Gather each line of the entries below that includes "this".

[Data extracted from a collection]
★ ★ ★ ★ ★ ★ ★

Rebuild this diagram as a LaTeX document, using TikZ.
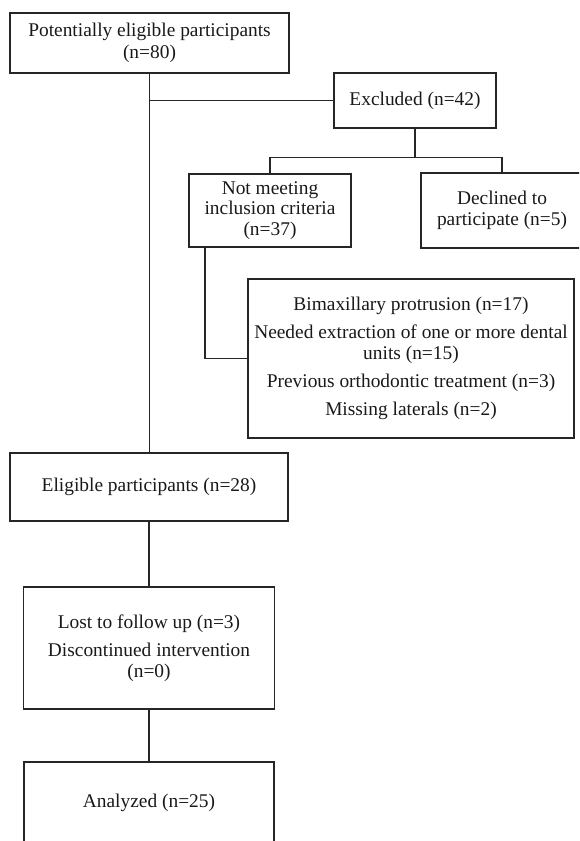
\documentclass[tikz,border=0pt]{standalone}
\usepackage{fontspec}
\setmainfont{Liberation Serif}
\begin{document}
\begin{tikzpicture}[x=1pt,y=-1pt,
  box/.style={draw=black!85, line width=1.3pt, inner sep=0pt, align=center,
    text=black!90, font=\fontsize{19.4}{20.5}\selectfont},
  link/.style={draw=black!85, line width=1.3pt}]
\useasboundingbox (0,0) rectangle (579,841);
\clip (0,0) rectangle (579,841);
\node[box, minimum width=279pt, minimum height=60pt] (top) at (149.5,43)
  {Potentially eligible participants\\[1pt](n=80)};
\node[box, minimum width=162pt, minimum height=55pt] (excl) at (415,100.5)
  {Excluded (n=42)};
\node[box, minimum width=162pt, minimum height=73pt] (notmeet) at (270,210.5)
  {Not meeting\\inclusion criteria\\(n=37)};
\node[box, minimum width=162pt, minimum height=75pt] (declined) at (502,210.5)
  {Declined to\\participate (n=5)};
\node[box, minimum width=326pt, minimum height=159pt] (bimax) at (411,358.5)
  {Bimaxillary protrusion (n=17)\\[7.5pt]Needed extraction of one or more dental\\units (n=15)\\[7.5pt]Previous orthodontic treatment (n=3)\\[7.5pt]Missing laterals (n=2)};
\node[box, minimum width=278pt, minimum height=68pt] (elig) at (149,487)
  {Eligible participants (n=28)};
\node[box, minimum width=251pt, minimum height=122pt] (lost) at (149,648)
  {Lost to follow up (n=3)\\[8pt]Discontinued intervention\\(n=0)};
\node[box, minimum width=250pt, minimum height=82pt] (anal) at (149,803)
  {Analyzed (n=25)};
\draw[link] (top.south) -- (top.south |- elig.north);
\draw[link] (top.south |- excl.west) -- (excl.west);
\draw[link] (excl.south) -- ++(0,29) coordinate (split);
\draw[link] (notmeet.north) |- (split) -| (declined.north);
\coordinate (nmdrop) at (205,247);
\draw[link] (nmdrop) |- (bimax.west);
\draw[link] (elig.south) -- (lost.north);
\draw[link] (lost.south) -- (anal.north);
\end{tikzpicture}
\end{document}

★ ★ ★ ★ ★ ★ ★

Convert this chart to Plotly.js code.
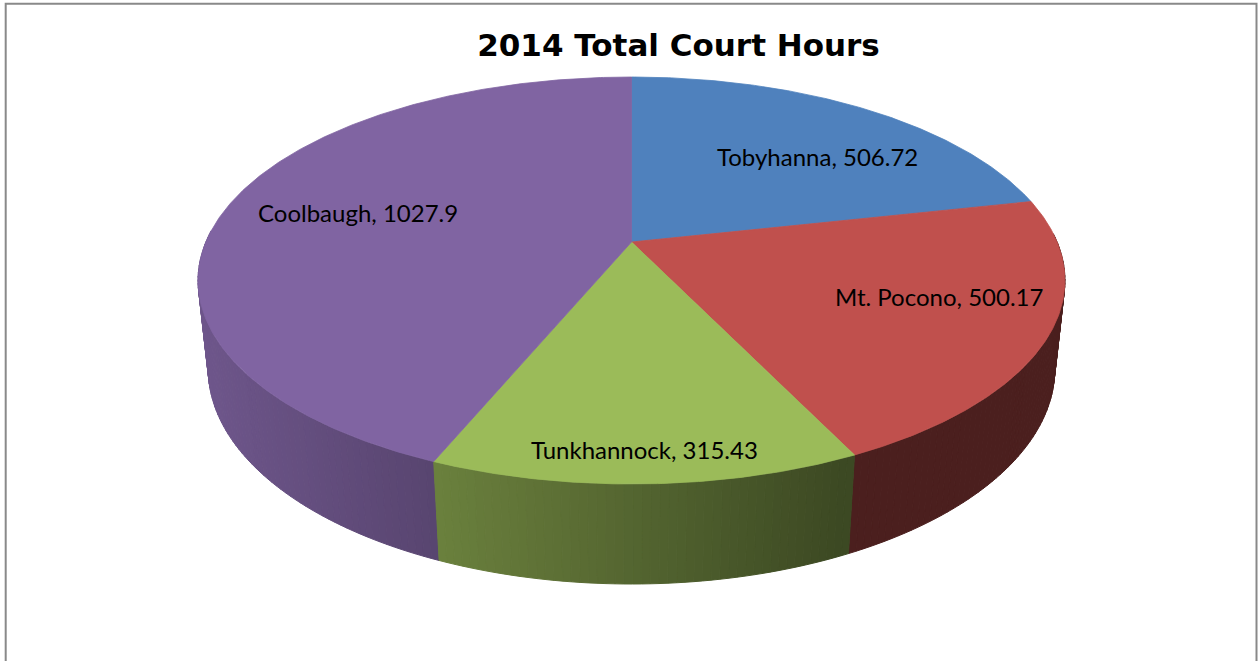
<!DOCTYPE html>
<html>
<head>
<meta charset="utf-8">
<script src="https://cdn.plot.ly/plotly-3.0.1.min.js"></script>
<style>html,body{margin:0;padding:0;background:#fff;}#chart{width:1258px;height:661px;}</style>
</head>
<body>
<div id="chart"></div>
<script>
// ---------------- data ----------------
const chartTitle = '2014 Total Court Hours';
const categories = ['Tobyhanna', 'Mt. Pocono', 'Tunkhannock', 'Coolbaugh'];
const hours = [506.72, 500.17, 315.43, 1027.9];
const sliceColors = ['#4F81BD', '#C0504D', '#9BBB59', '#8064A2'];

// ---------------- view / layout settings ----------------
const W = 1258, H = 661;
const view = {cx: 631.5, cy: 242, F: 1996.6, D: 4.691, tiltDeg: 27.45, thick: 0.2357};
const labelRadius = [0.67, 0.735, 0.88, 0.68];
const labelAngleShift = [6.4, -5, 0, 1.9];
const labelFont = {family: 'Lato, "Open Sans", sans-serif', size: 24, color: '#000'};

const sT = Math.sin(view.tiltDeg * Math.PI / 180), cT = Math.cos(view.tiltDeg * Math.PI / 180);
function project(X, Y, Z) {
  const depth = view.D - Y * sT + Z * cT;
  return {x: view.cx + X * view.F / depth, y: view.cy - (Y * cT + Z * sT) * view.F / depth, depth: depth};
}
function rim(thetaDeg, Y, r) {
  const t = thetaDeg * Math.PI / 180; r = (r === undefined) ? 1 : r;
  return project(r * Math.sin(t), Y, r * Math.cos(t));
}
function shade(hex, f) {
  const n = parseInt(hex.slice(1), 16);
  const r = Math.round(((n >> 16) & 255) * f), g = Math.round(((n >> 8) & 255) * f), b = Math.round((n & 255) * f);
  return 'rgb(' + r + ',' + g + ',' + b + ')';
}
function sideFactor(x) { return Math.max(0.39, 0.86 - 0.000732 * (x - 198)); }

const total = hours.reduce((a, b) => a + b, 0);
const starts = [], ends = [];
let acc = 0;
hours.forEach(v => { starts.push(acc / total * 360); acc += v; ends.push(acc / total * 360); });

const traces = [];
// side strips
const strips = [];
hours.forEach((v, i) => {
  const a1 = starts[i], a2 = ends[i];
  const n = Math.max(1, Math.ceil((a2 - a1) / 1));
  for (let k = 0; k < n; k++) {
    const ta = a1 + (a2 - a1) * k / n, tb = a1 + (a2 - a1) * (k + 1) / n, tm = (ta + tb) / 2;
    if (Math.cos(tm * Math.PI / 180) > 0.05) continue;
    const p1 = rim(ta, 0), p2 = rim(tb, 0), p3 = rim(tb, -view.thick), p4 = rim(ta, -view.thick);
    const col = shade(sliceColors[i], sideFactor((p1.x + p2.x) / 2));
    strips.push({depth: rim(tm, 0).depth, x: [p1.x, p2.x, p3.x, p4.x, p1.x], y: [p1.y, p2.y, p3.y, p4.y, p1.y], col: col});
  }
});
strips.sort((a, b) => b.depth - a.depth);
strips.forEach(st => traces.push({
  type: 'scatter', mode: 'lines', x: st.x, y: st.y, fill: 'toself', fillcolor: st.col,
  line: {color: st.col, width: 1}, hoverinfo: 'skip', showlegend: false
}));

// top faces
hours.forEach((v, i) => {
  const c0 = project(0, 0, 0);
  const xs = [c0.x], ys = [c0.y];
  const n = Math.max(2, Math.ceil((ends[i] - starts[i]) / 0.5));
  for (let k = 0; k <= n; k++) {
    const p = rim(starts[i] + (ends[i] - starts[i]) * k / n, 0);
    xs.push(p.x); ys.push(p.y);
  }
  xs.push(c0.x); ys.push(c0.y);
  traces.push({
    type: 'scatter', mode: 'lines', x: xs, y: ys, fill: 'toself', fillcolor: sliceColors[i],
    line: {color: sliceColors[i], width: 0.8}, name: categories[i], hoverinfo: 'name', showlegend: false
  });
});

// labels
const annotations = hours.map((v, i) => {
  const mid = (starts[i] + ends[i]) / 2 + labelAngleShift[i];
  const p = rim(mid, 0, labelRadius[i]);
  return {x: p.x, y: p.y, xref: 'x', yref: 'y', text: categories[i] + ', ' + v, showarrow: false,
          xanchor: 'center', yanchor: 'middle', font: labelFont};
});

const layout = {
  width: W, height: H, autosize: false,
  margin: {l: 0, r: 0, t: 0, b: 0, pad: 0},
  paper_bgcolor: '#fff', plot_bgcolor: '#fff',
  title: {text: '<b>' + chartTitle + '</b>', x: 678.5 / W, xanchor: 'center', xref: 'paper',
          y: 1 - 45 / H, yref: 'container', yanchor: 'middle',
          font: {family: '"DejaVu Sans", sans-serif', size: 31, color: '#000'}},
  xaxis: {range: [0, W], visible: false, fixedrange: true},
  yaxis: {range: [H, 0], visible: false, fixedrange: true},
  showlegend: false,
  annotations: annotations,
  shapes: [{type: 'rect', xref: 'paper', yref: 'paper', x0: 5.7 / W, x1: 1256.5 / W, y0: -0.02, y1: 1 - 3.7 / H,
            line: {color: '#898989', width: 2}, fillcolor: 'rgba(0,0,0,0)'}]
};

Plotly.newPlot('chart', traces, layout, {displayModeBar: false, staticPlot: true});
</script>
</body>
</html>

★ ★ ★ ★ ★ ★ ★

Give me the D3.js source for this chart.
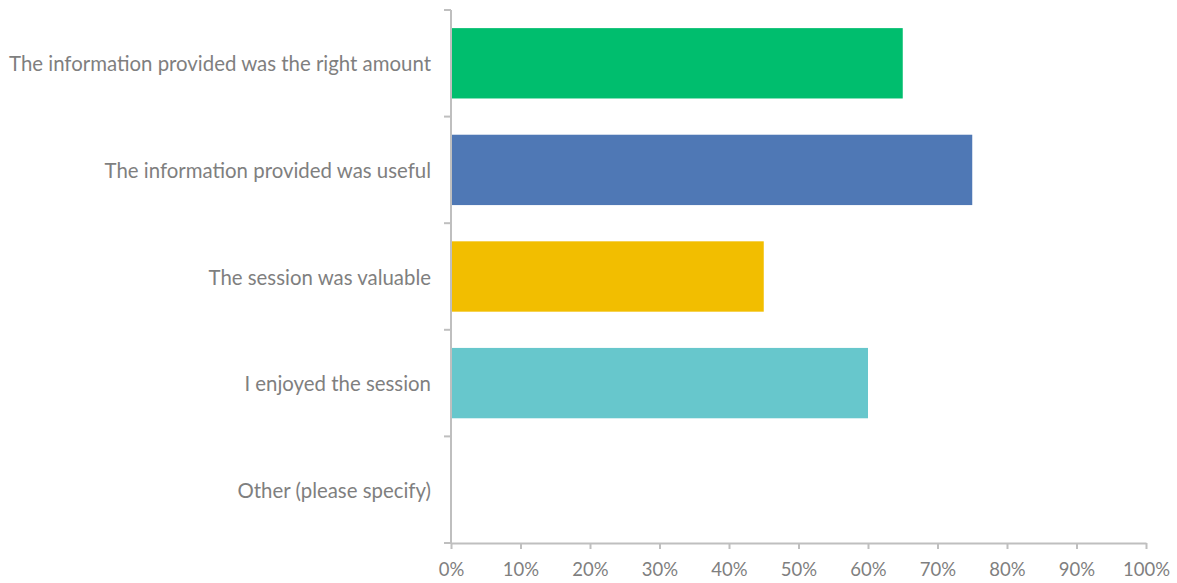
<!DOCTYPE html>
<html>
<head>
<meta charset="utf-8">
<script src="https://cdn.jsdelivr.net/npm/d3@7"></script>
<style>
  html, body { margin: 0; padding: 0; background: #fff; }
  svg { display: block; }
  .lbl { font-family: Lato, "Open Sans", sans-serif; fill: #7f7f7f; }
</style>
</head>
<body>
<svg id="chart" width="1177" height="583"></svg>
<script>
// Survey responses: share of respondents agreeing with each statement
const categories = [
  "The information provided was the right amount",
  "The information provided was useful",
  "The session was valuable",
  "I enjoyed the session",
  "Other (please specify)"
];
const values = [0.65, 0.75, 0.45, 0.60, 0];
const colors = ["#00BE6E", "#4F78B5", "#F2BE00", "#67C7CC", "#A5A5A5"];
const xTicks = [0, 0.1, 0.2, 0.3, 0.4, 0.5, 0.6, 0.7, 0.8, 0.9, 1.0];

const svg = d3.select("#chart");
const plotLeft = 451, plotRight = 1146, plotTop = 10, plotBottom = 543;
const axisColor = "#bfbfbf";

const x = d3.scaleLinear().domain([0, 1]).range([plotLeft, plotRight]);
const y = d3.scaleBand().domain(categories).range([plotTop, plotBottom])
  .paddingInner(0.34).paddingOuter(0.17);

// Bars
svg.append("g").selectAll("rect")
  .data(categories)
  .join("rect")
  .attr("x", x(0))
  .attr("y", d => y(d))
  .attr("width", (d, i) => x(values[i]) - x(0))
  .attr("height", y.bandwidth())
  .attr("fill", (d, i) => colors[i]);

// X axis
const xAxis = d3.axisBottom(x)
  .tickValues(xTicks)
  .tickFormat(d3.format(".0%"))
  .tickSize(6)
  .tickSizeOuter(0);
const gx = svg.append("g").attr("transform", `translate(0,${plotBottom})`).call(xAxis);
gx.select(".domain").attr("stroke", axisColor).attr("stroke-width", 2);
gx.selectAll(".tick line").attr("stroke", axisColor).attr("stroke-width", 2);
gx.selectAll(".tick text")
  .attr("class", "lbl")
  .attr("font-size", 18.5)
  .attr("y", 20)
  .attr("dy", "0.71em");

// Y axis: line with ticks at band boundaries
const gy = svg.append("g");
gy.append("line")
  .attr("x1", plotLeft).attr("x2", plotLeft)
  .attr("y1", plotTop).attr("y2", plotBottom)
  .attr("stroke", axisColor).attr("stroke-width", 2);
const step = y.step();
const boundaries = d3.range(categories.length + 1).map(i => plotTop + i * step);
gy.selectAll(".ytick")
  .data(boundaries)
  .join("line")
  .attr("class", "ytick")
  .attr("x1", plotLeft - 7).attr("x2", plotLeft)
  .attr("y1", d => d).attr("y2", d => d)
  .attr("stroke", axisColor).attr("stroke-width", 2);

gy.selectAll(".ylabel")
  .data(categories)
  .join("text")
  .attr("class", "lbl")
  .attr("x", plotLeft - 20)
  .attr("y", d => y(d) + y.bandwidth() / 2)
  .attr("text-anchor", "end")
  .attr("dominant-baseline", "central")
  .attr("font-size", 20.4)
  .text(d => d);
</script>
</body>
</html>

★ ★ ★ ★ ★ ★ ★

> **Written response**:
Rebuild this diagram as a LaTeX document, using TikZ.
Convert this chart to Plotly.js code.
Give me the D3.js source for this chart.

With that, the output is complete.